Stored entries
.....
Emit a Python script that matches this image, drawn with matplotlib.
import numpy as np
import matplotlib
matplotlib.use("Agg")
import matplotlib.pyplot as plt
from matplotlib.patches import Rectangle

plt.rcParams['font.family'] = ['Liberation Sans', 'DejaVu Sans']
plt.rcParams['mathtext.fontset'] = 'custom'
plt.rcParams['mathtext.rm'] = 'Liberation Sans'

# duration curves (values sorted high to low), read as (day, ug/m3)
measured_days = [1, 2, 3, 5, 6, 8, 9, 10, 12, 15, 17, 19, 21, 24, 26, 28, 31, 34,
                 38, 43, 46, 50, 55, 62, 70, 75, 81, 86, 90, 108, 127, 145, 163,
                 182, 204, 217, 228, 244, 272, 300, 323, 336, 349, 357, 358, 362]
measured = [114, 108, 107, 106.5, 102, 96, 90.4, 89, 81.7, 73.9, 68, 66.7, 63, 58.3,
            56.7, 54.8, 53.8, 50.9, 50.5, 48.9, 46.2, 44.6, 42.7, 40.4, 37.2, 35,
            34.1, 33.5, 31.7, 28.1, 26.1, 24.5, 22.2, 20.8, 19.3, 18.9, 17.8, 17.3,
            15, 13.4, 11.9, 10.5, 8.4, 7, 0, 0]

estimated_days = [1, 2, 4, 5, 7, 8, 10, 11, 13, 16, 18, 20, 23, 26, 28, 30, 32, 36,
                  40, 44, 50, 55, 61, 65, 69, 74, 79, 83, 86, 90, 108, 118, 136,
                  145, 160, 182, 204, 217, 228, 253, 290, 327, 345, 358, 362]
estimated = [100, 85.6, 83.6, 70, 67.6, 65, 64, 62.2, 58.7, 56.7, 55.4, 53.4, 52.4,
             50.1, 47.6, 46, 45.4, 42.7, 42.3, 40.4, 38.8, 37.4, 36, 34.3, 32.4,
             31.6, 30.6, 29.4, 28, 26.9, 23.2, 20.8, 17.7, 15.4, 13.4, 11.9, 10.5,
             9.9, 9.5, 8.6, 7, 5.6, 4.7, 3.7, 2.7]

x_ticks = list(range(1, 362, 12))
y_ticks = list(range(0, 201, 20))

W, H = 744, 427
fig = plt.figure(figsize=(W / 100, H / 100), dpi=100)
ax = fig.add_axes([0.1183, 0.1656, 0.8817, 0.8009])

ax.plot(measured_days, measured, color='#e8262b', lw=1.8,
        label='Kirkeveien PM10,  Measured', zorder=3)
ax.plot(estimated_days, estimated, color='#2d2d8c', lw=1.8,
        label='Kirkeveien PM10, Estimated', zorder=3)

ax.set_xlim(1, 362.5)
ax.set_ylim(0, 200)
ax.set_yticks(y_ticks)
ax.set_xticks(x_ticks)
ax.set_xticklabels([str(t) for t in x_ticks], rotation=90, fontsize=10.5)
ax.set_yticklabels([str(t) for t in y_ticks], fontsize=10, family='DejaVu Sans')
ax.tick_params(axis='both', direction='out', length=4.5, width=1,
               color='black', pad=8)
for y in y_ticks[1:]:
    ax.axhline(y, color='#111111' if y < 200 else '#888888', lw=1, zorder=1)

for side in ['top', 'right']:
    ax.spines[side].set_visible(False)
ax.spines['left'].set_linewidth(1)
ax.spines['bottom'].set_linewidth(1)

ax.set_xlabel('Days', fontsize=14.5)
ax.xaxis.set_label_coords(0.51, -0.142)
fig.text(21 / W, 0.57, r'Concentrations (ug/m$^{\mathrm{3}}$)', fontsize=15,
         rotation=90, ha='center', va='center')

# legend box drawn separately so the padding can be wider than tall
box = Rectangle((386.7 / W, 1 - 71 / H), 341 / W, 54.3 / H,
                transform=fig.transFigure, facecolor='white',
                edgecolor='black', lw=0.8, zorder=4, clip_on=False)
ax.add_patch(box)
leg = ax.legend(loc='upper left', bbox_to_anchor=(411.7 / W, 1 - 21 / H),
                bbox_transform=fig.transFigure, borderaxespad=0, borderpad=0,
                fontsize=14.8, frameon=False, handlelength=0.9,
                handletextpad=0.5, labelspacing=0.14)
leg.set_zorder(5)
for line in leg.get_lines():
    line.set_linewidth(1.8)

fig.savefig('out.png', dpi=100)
.....
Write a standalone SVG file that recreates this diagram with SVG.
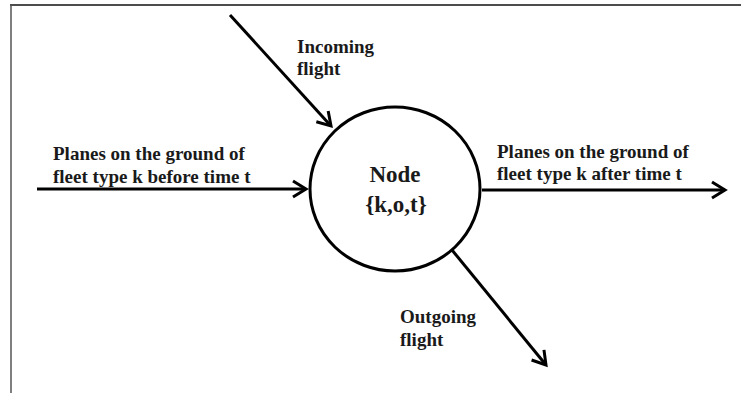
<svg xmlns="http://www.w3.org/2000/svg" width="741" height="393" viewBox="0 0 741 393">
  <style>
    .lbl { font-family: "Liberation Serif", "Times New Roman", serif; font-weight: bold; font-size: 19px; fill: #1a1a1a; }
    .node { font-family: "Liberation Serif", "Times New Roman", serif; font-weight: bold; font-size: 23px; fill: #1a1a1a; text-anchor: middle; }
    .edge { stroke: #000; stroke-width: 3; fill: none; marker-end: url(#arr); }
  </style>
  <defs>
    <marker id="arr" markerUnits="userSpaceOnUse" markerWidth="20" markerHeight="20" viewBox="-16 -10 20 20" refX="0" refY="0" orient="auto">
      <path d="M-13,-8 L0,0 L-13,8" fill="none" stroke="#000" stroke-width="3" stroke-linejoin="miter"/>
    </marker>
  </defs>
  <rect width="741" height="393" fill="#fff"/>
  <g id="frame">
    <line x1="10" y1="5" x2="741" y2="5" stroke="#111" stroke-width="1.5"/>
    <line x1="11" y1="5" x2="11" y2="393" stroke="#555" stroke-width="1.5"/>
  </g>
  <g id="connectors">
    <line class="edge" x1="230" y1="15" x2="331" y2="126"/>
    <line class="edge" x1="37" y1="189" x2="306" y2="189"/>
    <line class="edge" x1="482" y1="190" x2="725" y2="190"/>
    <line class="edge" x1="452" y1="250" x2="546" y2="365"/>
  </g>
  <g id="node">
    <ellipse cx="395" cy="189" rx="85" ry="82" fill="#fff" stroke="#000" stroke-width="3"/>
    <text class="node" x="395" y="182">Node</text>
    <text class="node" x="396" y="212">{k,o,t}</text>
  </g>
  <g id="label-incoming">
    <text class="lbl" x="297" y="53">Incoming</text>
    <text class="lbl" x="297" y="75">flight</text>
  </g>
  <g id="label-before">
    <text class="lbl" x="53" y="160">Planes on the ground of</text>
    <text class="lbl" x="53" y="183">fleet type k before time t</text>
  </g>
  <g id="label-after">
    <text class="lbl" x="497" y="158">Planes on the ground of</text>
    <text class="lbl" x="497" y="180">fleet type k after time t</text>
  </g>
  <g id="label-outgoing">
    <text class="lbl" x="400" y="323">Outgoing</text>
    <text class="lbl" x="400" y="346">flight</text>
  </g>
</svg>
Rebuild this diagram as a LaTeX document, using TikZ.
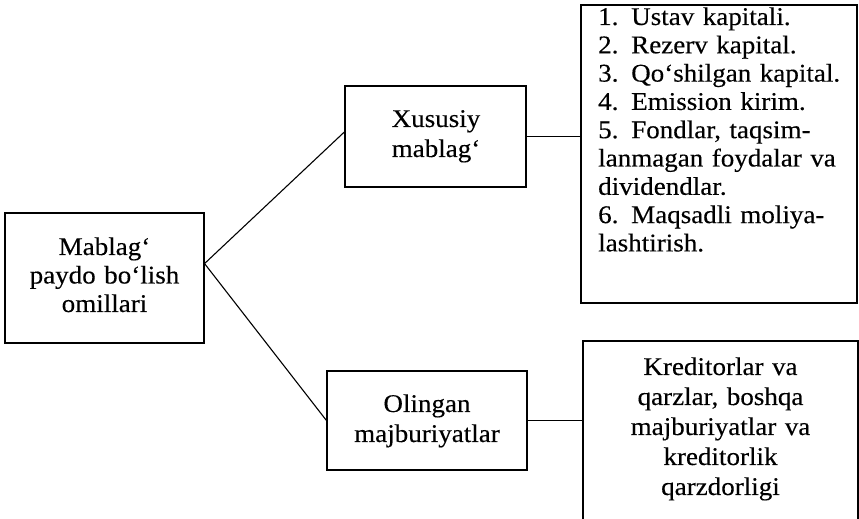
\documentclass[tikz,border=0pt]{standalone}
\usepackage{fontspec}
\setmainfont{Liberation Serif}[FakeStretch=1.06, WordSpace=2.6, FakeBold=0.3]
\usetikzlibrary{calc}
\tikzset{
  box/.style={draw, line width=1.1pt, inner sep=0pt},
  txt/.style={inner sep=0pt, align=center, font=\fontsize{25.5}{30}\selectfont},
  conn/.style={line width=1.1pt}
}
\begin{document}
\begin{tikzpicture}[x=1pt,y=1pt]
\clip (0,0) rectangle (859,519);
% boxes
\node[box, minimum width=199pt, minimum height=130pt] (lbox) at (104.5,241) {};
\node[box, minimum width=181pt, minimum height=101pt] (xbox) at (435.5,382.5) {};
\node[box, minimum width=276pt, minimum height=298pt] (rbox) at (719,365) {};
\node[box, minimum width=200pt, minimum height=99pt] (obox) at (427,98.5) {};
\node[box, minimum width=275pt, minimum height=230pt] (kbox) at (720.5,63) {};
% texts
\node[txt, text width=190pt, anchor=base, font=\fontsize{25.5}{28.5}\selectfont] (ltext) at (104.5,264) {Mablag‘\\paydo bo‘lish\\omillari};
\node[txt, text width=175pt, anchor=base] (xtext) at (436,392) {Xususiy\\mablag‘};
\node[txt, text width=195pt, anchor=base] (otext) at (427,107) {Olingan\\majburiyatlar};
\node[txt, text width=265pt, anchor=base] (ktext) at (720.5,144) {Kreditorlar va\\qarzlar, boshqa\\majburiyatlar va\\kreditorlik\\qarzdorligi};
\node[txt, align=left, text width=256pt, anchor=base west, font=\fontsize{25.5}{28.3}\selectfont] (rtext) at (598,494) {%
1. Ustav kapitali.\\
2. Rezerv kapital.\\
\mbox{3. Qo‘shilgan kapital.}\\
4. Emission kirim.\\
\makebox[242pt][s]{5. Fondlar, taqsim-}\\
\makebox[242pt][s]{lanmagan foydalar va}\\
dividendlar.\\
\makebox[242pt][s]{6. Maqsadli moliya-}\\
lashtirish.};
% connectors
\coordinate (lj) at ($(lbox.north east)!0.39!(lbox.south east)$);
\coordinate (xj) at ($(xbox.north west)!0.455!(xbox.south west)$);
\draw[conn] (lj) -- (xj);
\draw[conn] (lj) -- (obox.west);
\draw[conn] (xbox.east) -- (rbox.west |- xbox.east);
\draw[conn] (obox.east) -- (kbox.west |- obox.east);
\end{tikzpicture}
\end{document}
.....
## STATED EXERCISE
From the records above, transcribe without alteration every line from the one with "Emit a Python" to the one with "label='Kirkeveien PM10, Estimated', zorder=3)", inclusive.

## CORRECT RESPONSE
Emit a Python script that matches this image, drawn with matplotlib.
import numpy as np
import matplotlib
matplotlib.use("Agg")
import matplotlib.pyplot as plt
from matplotlib.patches import Rectangle

plt.rcParams['font.family'] = ['Liberation Sans', 'DejaVu Sans']
plt.rcParams['mathtext.fontset'] = 'custom'
plt.rcParams['mathtext.rm'] = 'Liberation Sans'

# duration curves (values sorted high to low), read as (day, ug/m3)
measured_days = [1, 2, 3, 5, 6, 8, 9, 10, 12, 15, 17, 19, 21, 24, 26, 28, 31, 34,
                 38, 43, 46, 50, 55, 62, 70, 75, 81, 86, 90, 108, 127, 145, 163,
                 182, 204, 217, 228, 244, 272, 300, 323, 336, 349, 357, 358, 362]
measured = [114, 108, 107, 106.5, 102, 96, 90.4, 89, 81.7, 73.9, 68, 66.7, 63, 58.3,
            56.7, 54.8, 53.8, 50.9, 50.5, 48.9, 46.2, 44.6, 42.7, 40.4, 37.2, 35,
            34.1, 33.5, 31.7, 28.1, 26.1, 24.5, 22.2, 20.8, 19.3, 18.9, 17.8, 17.3,
            15, 13.4, 11.9, 10.5, 8.4, 7, 0, 0]

estimated_days = [1, 2, 4, 5, 7, 8, 10, 11, 13, 16, 18, 20, 23, 26, 28, 30, 32, 36,
                  40, 44, 50, 55, 61, 65, 69, 74, 79, 83, 86, 90, 108, 118, 136,
                  145, 160, 182, 204, 217, 228, 253, 290, 327, 345, 358, 362]
estimated = [100, 85.6, 83.6, 70, 67.6, 65, 64, 62.2, 58.7, 56.7, 55.4, 53.4, 52.4,
             50.1, 47.6, 46, 45.4, 42.7, 42.3, 40.4, 38.8, 37.4, 36, 34.3, 32.4,
             31.6, 30.6, 29.4, 28, 26.9, 23.2, 20.8, 17.7, 15.4, 13.4, 11.9, 10.5,
             9.9, 9.5, 8.6, 7, 5.6, 4.7, 3.7, 2.7]

x_ticks = list(range(1, 362, 12))
y_ticks = list(range(0, 201, 20))

W, H = 744, 427
fig = plt.figure(figsize=(W / 100, H / 100), dpi=100)
ax = fig.add_axes([0.1183, 0.1656, 0.8817, 0.8009])

ax.plot(measured_days, measured, color='#e8262b', lw=1.8,
        label='Kirkeveien PM10,  Measured', zorder=3)
ax.plot(estimated_days, estimated, color='#2d2d8c', lw=1.8,
        label='Kirkeveien PM10, Estimated', zorder=3)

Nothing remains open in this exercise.